The “Wild_Life Photography” exhibit is hanging at the Foundation through March. If you haven’t checked it out, make sure to make the time. The only thing as impressive than the animals we share this Island ecosystem with is the patience and skill these lensmen and women have in getting those shots. On Feb 15, the Foundation is hosting a Community Potluck around the art show. Bring a dish and enjoy.

After that is the Arctic Outreach in loving memory of Mallory McBrien on Feb. 23 from 11 a.m. to 7 p.m. This is the fourth annual and hopefully we won’t have any of that Polar Vortexy nonsense. The day will be filled with live music, craft beer, spiked hot bevvies, cider, a hot chocolate igloo, Little Eskimo activities and auctions. This is one of the best goodwill local events we have here, specifically because it’s in the off-season, so it’s all the people who have the most interest in our community.
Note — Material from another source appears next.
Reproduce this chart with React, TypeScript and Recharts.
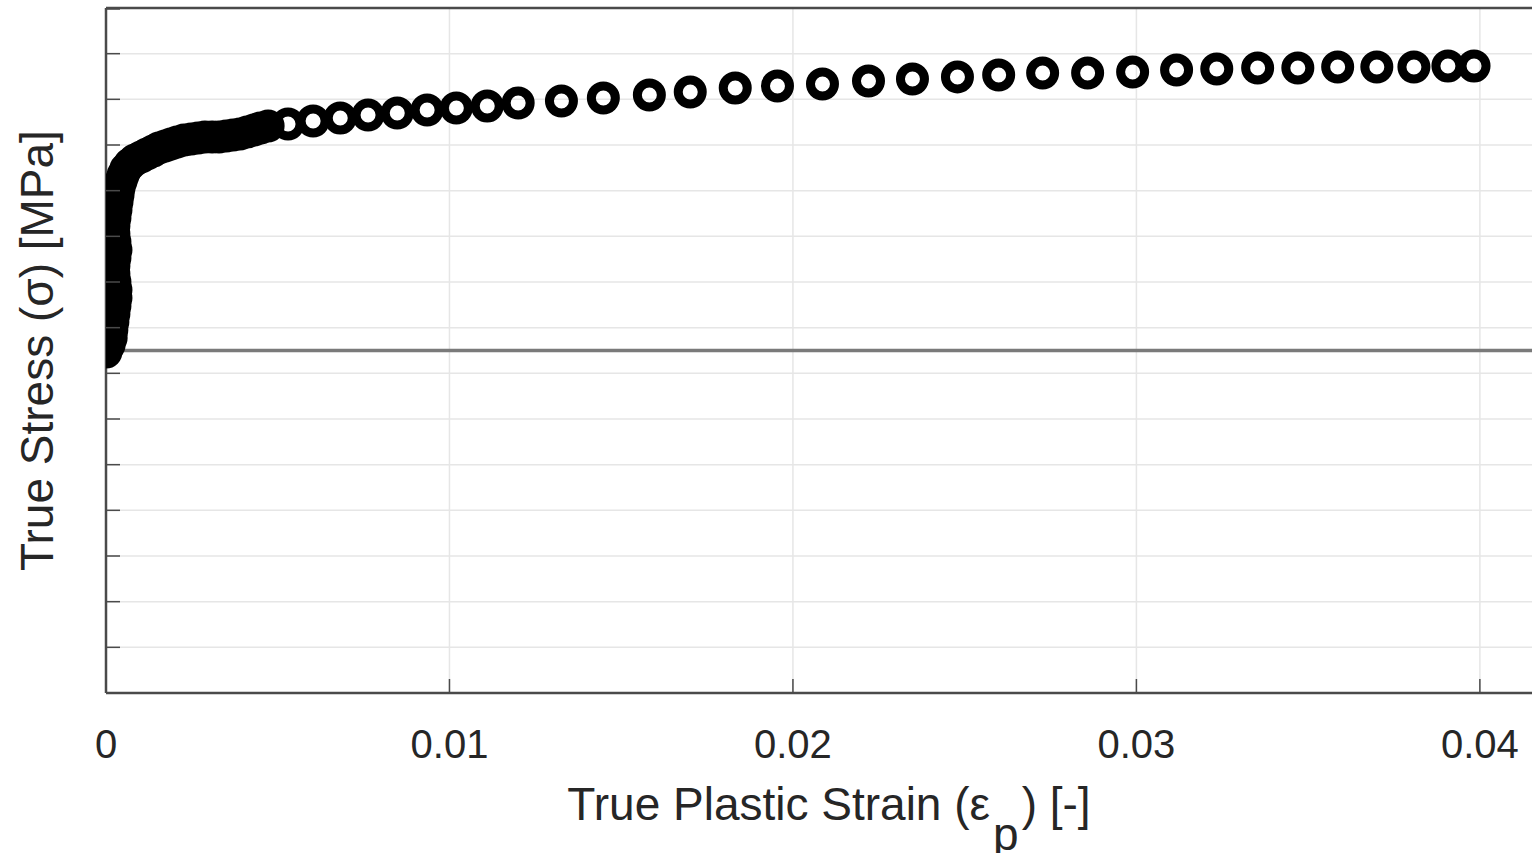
import React from 'react';
import { ScatterChart, Scatter, XAxis, YAxis, CartesianGrid, ReferenceLine, Label } from 'recharts';

const strain = [
  0, 0.00009, 0.00015, 0.00017, 0.0002, 0.00023, 0.00026, 0.00029, 0.00029, 0.00026,
  0.00023, 0.00023, 0.00026, 0.00029, 0.00026, 0.00023, 0.00023, 0.00026, 0.00029, 0.00032,
  0.00035, 0.00038, 0.00044, 0.0005, 0.00058, 0.0007, 0.00084, 0.00102, 0.00119, 0.00137,
  0.00154, 0.00172, 0.00189, 0.00207, 0.00227, 0.00248, 0.00268, 0.00288, 0.00309, 0.00329,
  0.0035, 0.0037, 0.0039, 0.00411, 0.00431, 0.00449, 0.00472, 0.0053, 0.00603, 0.00682,
  0.00763, 0.00848, 0.00935, 0.0102, 0.0111, 0.012, 0.01326, 0.01448, 0.01582, 0.01701,
  0.01832, 0.01955, 0.02086, 0.0222, 0.02348, 0.02479, 0.02599, 0.02727, 0.02858, 0.02989,
  0.03117, 0.03234, 0.03353, 0.0347, 0.03586, 0.037, 0.03808, 0.03907, 0.03983,
];

const stress = [
  373.4, 381.0, 388.7, 397.4, 406.2, 415.0, 423.7, 432.5, 441.2, 450.0,
  458.8, 467.5, 476.3, 485.0, 493.8, 502.6, 511.3, 520.1, 528.8, 537.6,
  545.3, 552.9, 560.6, 567.2, 573.7, 579.2, 583.6, 586.9, 590.1, 593.4,
  596.7, 598.9, 601.1, 603.3, 605.5, 606.6, 607.7, 608.8, 608.8, 608.8,
  609.9, 610.9, 612.0, 614.2, 616.4, 618.6, 620.8, 623.0, 626.3, 629.6,
  632.8, 635.0, 638.3, 640.5, 642.7, 646.0, 648.2, 651.5, 654.7, 658.0,
  662.4, 664.6, 666.8, 670.1, 672.3, 674.5, 676.6, 678.8, 678.8, 679.9,
  682.1, 683.2, 684.3, 684.3, 685.4, 685.4, 685.4, 686.5, 686.5,
];

const xTicks = [0, 0.01, 0.02, 0.03, 0.04];
const xTickLabels = ['0', '0.01', '0.02', '0.03', '0.04'];
const yTicks = [0, 50, 100, 150, 200, 250, 300, 350, 400, 450, 500, 550, 600, 650, 700, 750];
const xDomain = [0, 0.0421];
const yDomain = [0, 750];
const referenceStress = 375;
const xLabel = 'True Plastic Strain (ε';
const xLabelSub = 'p';
const xLabelEnd = ') [-]';
const yLabel = 'True Stress (σ) [MPa]';

const data = strain.map((x, i) => ({ x, y: stress[i] }));

const FONT = '"Liberation Sans", Arial, Helvetica, sans-serif';
const TEXT = '#262626';
const AXIS = '#4a4a4a';

const XTick = (props: any) => {
  const { x, y, payload } = props;
  const idx = xTicks.indexOf(payload.value);
  const label = idx >= 0 ? xTickLabels[idx] : String(payload.value);
  return (
    <g>
      <line x1={x} x2={x} y1={y} y2={y - 14} stroke={AXIS} strokeWidth={1.5} />
      <text x={x} y={y + 65} textAnchor="middle" fontFamily={FONT} fontSize={40} fill={TEXT}>
        {label}
      </text>
    </g>
  );
};

const YTick = (props: any) => {
  const { x, y } = props;
  return <line x1={x} x2={x + 14} y1={y} y2={y} stroke={AXIS} strokeWidth={1.5} />;
};

const XLabelContent = (props: any) => {
  const vb = props.viewBox;
  const cx = vb.x + vb.width / 2;
  const by = vb.y + 127;
  return (
    <text x={cx} y={by} textAnchor="middle" fontFamily={FONT} fontSize={46} fill={TEXT}>
      {xLabel}
      <tspan dy={30} dx={3}>{xLabelSub}</tspan>
      <tspan dy={-30} dx={3}>{xLabelEnd}</tspan>
    </text>
  );
};

const YLabelContent = (props: any) => {
  const vb = props.viewBox;
  const bx = vb.x + 47;
  const cy = vb.y + vb.height / 2;
  return (
    <text
      x={bx}
      y={cy}
      textAnchor="middle"
      fontFamily={FONT}
      fontSize={46}
      fill={TEXT}
      transform={`rotate(-90, ${bx}, ${cy})`}
    >
      {yLabel}
    </text>
  );
};

const Marker = (props: any) => (
  <circle cx={props.cx} cy={props.cy} r={12} fill="none" stroke="#000" strokeWidth={9} />
);

export default function App() {
  return (
    <div
      style={{
        position: 'absolute',
        left: 0,
        top: 0,
        width: 1532,
        height: 853,
        overflow: 'hidden',
        background: '#fff',
      }}
    >
      <ScatterChart width={1560} height={853} margin={{ top: 8, right: 8, bottom: 0, left: 6 }}>
        <CartesianGrid stroke="#e6e6e6" strokeWidth={1.5} />
        <XAxis
          type="number"
          dataKey="x"
          domain={xDomain}
          ticks={xTicks}
          allowDataOverflow
          height={160}
          tickSize={0}
          tickMargin={0}
          tickLine={false}
          axisLine={{ stroke: AXIS, strokeWidth: 2.5 }}
          tick={<XTick />}
        >
          <Label content={<XLabelContent />} />
        </XAxis>
        <YAxis
          type="number"
          dataKey="y"
          domain={yDomain}
          ticks={yTicks}
          width={100}
          tickSize={0}
          tickMargin={0}
          tickLine={false}
          axisLine={{ stroke: AXIS, strokeWidth: 2.5 }}
          tick={<YTick />}
        >
          <Label content={<YLabelContent />} />
        </YAxis>
        <ReferenceLine y={yDomain[1]} stroke={AXIS} strokeWidth={2.5} />
        <ReferenceLine y={referenceStress} stroke="#7a7a7a" strokeWidth={3.5} />
        <Scatter data={data} shape={<Marker />} isAnimationActive={false} />
      </ScatterChart>
    </div>
  );
}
The next week or so is predicted to be seasonally average to warm for February. We’ve got a very, very long way to go until the calendar says spring and an even longer way to go until the weather says spring, so get out and enjoy it.

Make sure to patronize the local mom and pop restaurants that stay open for you all year. Just maybe wear a good insulation layer when you go out for dinner.